TASK TO COMPLETE – Return the material word for word. Do not include the pictures.

MATERIAL –

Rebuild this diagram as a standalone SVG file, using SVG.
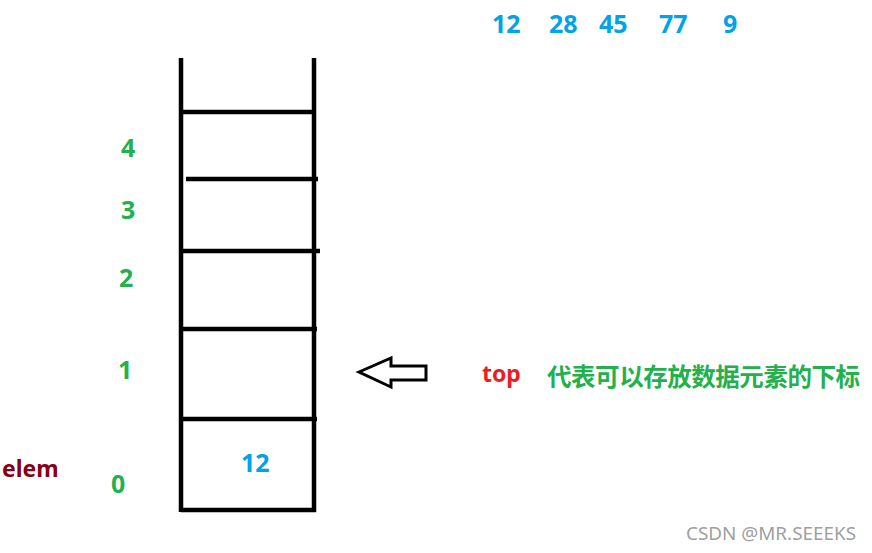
<svg xmlns="http://www.w3.org/2000/svg" width="872" height="553" viewBox="0 0 872 553">
<style>
.ln{stroke:#000;stroke-width:4.5;fill:none;stroke-linecap:butt}
.t{font-family:"Noto Sans","Noto Sans CJK SC",sans-serif;font-weight:bold}
.g{fill:#22b14c}
.b{fill:#00a2e8}
</style>
<rect width="872" height="553" fill="#fff"/>
<g id="stack">
<path class="ln" d="M181 58V512M314 58V512M181 510H316"/>
<path class="ln" d="M181 112H314M186 179H318M181 251H320M181 329H317M181 419H317"/>
</g>
<g id="indices">
<text class="t g" x="121" y="157" font-size="25">4</text>
<text class="t g" x="121" y="219" font-size="25">3</text>
<text class="t g" x="119" y="287" font-size="25">2</text>
<text class="t g" x="118" y="379" font-size="25">1</text>
<text class="t g" x="111" y="493" font-size="25">0</text>
</g>
<g id="elem-label">
<text class="t" x="2" y="477" font-size="23" fill="#880015">elem</text>
</g>
<g id="cell0-value">
<text class="t b" x="241" y="472" font-size="25">12</text>
</g>
<g id="values">
<text class="t b" x="492" y="33" font-size="25">12</text>
<text class="t b" x="549" y="33" font-size="25">28</text>
<text class="t b" x="599" y="33" font-size="25">45</text>
<text class="t b" x="659" y="33" font-size="25">77</text>
<text class="t b" x="723" y="33" font-size="25">9</text>
</g>
<g id="connectors">
<polygon points="359,372 391,358 391,366 426,366 426,380 391,380 391,387" fill="none" stroke="#000" stroke-width="3" stroke-linejoin="miter"/>
</g>
<g id="top-label">
<text class="t" x="482" y="382" font-size="23" fill="#ed1c24">top</text>
<text class="t g" x="547" y="386" font-size="24.5" textLength="313" lengthAdjust="spacing">代表可以存放数据元素的下标</text>
</g>
<g id="watermark">
<text x="686" y="540" font-family="Noto Sans, sans-serif" font-size="18" fill="#a0a0a0" textLength="170" lengthAdjust="spacingAndGlyphs">CSDN @MR.SEEEKS</text>
</g>
</svg>
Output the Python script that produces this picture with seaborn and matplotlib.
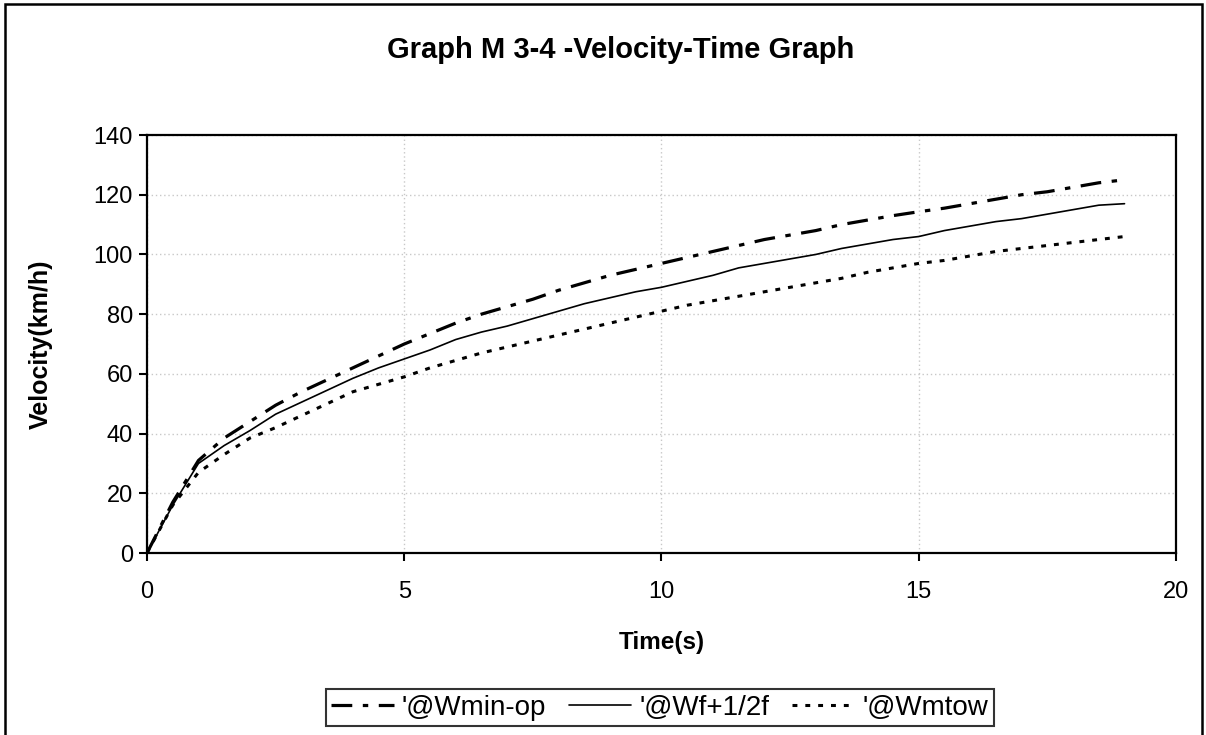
import numpy as np
import pandas as pd
import matplotlib
matplotlib.use("Agg")
import matplotlib.pyplot as plt
import seaborn as sns

# Sample times (s)
time_s = [0, 0.5, 1, 1.5, 2, 2.5, 3, 3.5, 4, 4.5, 5, 5.5, 6, 6.5, 7, 7.5, 8, 8.5, 9, 9.5,
          10, 10.5, 11, 11.5, 12, 12.5, 13, 13.5, 14, 14.5, 15, 15.5, 16, 16.5, 17, 17.5,
          18, 18.5, 19]

# Velocity (km/h) for each weight case
v_wmin_op = [0, 17, 31, 38.5, 44, 49.5, 54, 58, 62, 66, 70, 73.5, 77, 80, 82.5, 85, 88,
             90.5, 93, 95, 97, 99, 101, 103, 105, 106.5, 108, 110, 111.5, 113, 114.3,
             115.5, 117, 118.5, 120, 121, 122.5, 124, 125]
v_wf_half = [0, 16, 30, 36, 41, 46.5, 50.5, 54.5, 58.5, 62, 65, 68, 71.5, 74, 76, 78.5,
             81, 83.5, 85.5, 87.5, 89, 91, 93, 95.5, 97, 98.5, 100, 102, 103.5, 105, 106,
             108, 109.5, 111, 112, 113.5, 115, 116.5, 117]
v_wmtow = [0, 16, 27, 33, 38.5, 42, 46, 50, 54, 56.5, 59, 62, 64.5, 67, 69, 71, 73, 75,
           77, 79, 81, 83, 84.5, 86, 87.5, 89, 90.5, 92, 94, 95.5, 97, 98, 99.5, 101, 102,
           103, 104, 105, 106]

series_names = ["'@Wmin-op", "'@Wf+1/2f", "'@Wmtow"]
x_ticks = [0, 5, 10, 15, 20]
y_ticks = [0, 20, 40, 60, 80, 100, 120, 140]

sns.set_theme(style="white")
plt.rcParams["font.family"] = ["Liberation Sans", "DejaVu Sans"]
plt.rcParams.update({"text.color": "black", "axes.labelcolor": "black",
                     "xtick.color": "black", "ytick.color": "black"})

fig = plt.figure(figsize=(12.06, 7.35), dpi=100)
ax = fig.add_axes([0.1219, 0.2476, 0.8532, 0.5687])

styles = {
    series_names[0]: dict(lw=2.3, linestyle=(0, (6.5, 3.3, 1.7, 3.3))),
    series_names[1]: dict(lw=1.2, linestyle="-"),
    series_names[2]: dict(lw=2.2, linestyle=(0, (1.6, 2.6))),
}
values = [v_wmin_op, v_wf_half, v_wmtow]

for name, vals in zip(series_names, values):
    df = pd.DataFrame({"Time": time_s, "Velocity": vals})
    sns.lineplot(data=df, x="Time", y="Velocity", ax=ax, color="black",
                 label=name, **styles[name])

ax.set_xlim(0, 20)
ax.set_ylim(0, 140)
ax.set_xticks(x_ticks)
ax.set_yticks(y_ticks)
ax.tick_params(axis="both", labelsize=17, colors="black", direction="out",
               length=6, width=1.5, left=True, bottom=True)
ax.tick_params(axis="x", pad=14)
ax.tick_params(axis="y", pad=4)
ax.grid(True, color="#c8c8c8", linestyle=(0, (1, 2)), linewidth=1.0)
for sp in ax.spines.values():
    sp.set_visible(True)
    sp.set_color("black")
    sp.set_linewidth(1.6)

ax.set_xlabel("Time(s)", fontsize=17.5, fontweight="bold")
ax.set_ylabel("Velocity(km/h)", fontsize=18, fontweight="bold")
ax.xaxis.set_label_coords(0.5, -0.187)
ax.yaxis.set_label_coords(-0.092, 0.5)

fig.text(0.515, 0.932, "Graph M 3-4 -Velocity-Time Graph", ha="center", va="center",
         fontsize=21, fontweight="bold")

leg = ax.legend(loc="center", bbox_to_anchor=(0.547, 0.0374),
                bbox_transform=fig.transFigure, ncol=3, fontsize=20, frameon=True,
                fancybox=False, edgecolor="black", handlelength=2.25,
                handletextpad=0.3, columnspacing=0.8, borderpad=0.2)
leg.get_frame().set_linewidth(1.5)

# Outer chart border
fig.patches.append(plt.Rectangle((0.004, -0.05), 0.993, 1.045, transform=fig.transFigure,
                                 fill=False, edgecolor="black", linewidth=1.8))

fig.savefig("out.png", dpi=100, facecolor="white")
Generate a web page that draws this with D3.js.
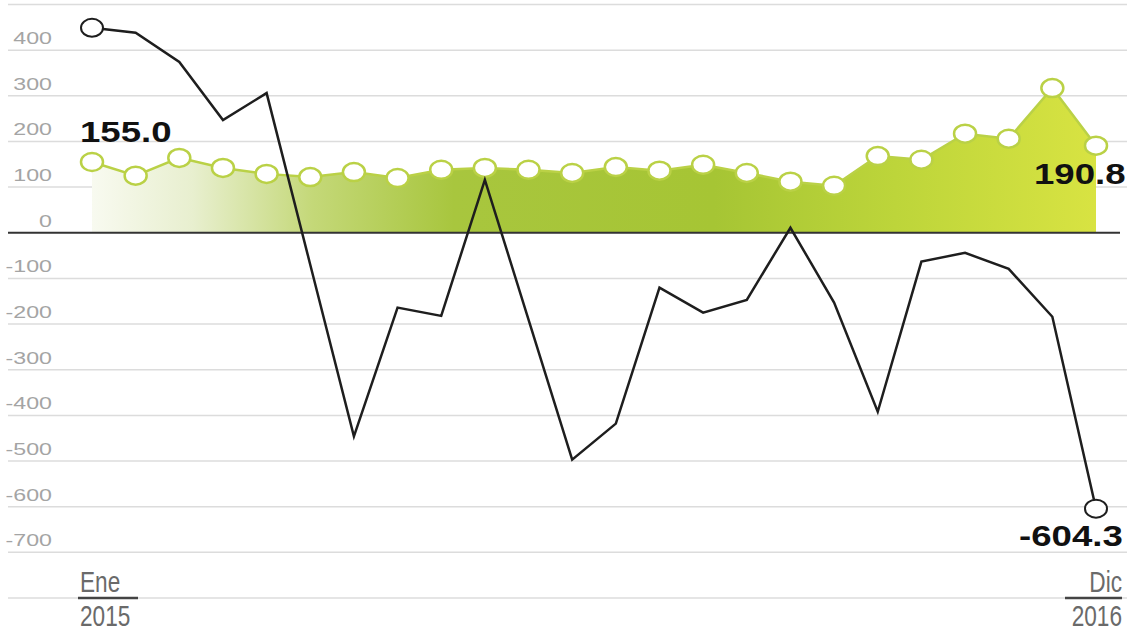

WRITTEN ANSWER –
Rebuild this diagram as a standalone SVG file, using SVG.
<svg xmlns="http://www.w3.org/2000/svg" width="872" height="553" viewBox="0 0 872 553">
<style>
.ln{stroke:#000;stroke-width:4.5;fill:none;stroke-linecap:butt}
.t{font-family:"Noto Sans","Noto Sans CJK SC",sans-serif;font-weight:bold}
.g{fill:#22b14c}
.b{fill:#00a2e8}
</style>
<rect width="872" height="553" fill="#fff"/>
<g id="stack">
<path class="ln" d="M181 58V512M314 58V512M181 510H316"/>
<path class="ln" d="M181 112H314M186 179H318M181 251H320M181 329H317M181 419H317"/>
</g>
<g id="indices">
<text class="t g" x="121" y="157" font-size="25">4</text>
<text class="t g" x="121" y="219" font-size="25">3</text>
<text class="t g" x="119" y="287" font-size="25">2</text>
<text class="t g" x="118" y="379" font-size="25">1</text>
<text class="t g" x="111" y="493" font-size="25">0</text>
</g>
<g id="elem-label">
<text class="t" x="2" y="477" font-size="23" fill="#880015">elem</text>
</g>
<g id="cell0-value">
<text class="t b" x="241" y="472" font-size="25">12</text>
</g>
<g id="values">
<text class="t b" x="492" y="33" font-size="25">12</text>
<text class="t b" x="549" y="33" font-size="25">28</text>
<text class="t b" x="599" y="33" font-size="25">45</text>
<text class="t b" x="659" y="33" font-size="25">77</text>
<text class="t b" x="723" y="33" font-size="25">9</text>
</g>
<g id="connectors">
<polygon points="359,372 391,358 391,366 426,366 426,380 391,380 391,387" fill="none" stroke="#000" stroke-width="3" stroke-linejoin="miter"/>
</g>
<g id="top-label">
<text class="t" x="482" y="382" font-size="23" fill="#ed1c24">top</text>
<text class="t g" x="547" y="386" font-size="24.5" textLength="313" lengthAdjust="spacing">代表可以存放数据元素的下标</text>
</g>
<g id="watermark">
<text x="686" y="540" font-family="Noto Sans, sans-serif" font-size="18" fill="#a0a0a0" textLength="170" lengthAdjust="spacingAndGlyphs">CSDN @MR.SEEEKS</text>
</g>
</svg>
Output the Python script that produces this picture with seaborn and matplotlib.
import numpy as np
import pandas as pd
import matplotlib
matplotlib.use("Agg")
import matplotlib.pyplot as plt
import seaborn as sns

# Sample times (s)
time_s = [0, 0.5, 1, 1.5, 2, 2.5, 3, 3.5, 4, 4.5, 5, 5.5, 6, 6.5, 7, 7.5, 8, 8.5, 9, 9.5,
          10, 10.5, 11, 11.5, 12, 12.5, 13, 13.5, 14, 14.5, 15, 15.5, 16, 16.5, 17, 17.5,
          18, 18.5, 19]

# Velocity (km/h) for each weight case
v_wmin_op = [0, 17, 31, 38.5, 44, 49.5, 54, 58, 62, 66, 70, 73.5, 77, 80, 82.5, 85, 88,
             90.5, 93, 95, 97, 99, 101, 103, 105, 106.5, 108, 110, 111.5, 113, 114.3,
             115.5, 117, 118.5, 120, 121, 122.5, 124, 125]
v_wf_half = [0, 16, 30, 36, 41, 46.5, 50.5, 54.5, 58.5, 62, 65, 68, 71.5, 74, 76, 78.5,
             81, 83.5, 85.5, 87.5, 89, 91, 93, 95.5, 97, 98.5, 100, 102, 103.5, 105, 106,
             108, 109.5, 111, 112, 113.5, 115, 116.5, 117]
v_wmtow = [0, 16, 27, 33, 38.5, 42, 46, 50, 54, 56.5, 59, 62, 64.5, 67, 69, 71, 73, 75,
           77, 79, 81, 83, 84.5, 86, 87.5, 89, 90.5, 92, 94, 95.5, 97, 98, 99.5, 101, 102,
           103, 104, 105, 106]

series_names = ["'@Wmin-op", "'@Wf+1/2f", "'@Wmtow"]
x_ticks = [0, 5, 10, 15, 20]
y_ticks = [0, 20, 40, 60, 80, 100, 120, 140]

sns.set_theme(style="white")
plt.rcParams["font.family"] = ["Liberation Sans", "DejaVu Sans"]
plt.rcParams.update({"text.color": "black", "axes.labelcolor": "black",
                     "xtick.color": "black", "ytick.color": "black"})

fig = plt.figure(figsize=(12.06, 7.35), dpi=100)
ax = fig.add_axes([0.1219, 0.2476, 0.8532, 0.5687])

styles = {
    series_names[0]: dict(lw=2.3, linestyle=(0, (6.5, 3.3, 1.7, 3.3))),
    series_names[1]: dict(lw=1.2, linestyle="-"),
    series_names[2]: dict(lw=2.2, linestyle=(0, (1.6, 2.6))),
}
values = [v_wmin_op, v_wf_half, v_wmtow]

for name, vals in zip(series_names, values):
    df = pd.DataFrame({"Time": time_s, "Velocity": vals})
    sns.lineplot(data=df, x="Time", y="Velocity", ax=ax, color="black",
                 label=name, **styles[name])

ax.set_xlim(0, 20)
ax.set_ylim(0, 140)
ax.set_xticks(x_ticks)
ax.set_yticks(y_ticks)
ax.tick_params(axis="both", labelsize=17, colors="black", direction="out",
               length=6, width=1.5, left=True, bottom=True)
ax.tick_params(axis="x", pad=14)
ax.tick_params(axis="y", pad=4)
ax.grid(True, color="#c8c8c8", linestyle=(0, (1, 2)), linewidth=1.0)
for sp in ax.spines.values():
    sp.set_visible(True)
    sp.set_color("black")
    sp.set_linewidth(1.6)

ax.set_xlabel("Time(s)", fontsize=17.5, fontweight="bold")
ax.set_ylabel("Velocity(km/h)", fontsize=18, fontweight="bold")
ax.xaxis.set_label_coords(0.5, -0.187)
ax.yaxis.set_label_coords(-0.092, 0.5)

fig.text(0.515, 0.932, "Graph M 3-4 -Velocity-Time Graph", ha="center", va="center",
         fontsize=21, fontweight="bold")

leg = ax.legend(loc="center", bbox_to_anchor=(0.547, 0.0374),
                bbox_transform=fig.transFigure, ncol=3, fontsize=20, frameon=True,
                fancybox=False, edgecolor="black", handlelength=2.25,
                handletextpad=0.3, columnspacing=0.8, borderpad=0.2)
leg.get_frame().set_linewidth(1.5)

# Outer chart border
fig.patches.append(plt.Rectangle((0.004, -0.05), 0.993, 1.045, transform=fig.transFigure,
                                 fill=False, edgecolor="black", linewidth=1.8))

fig.savefig("out.png", dpi=100, facecolor="white")
Generate a web page that draws this with D3.js.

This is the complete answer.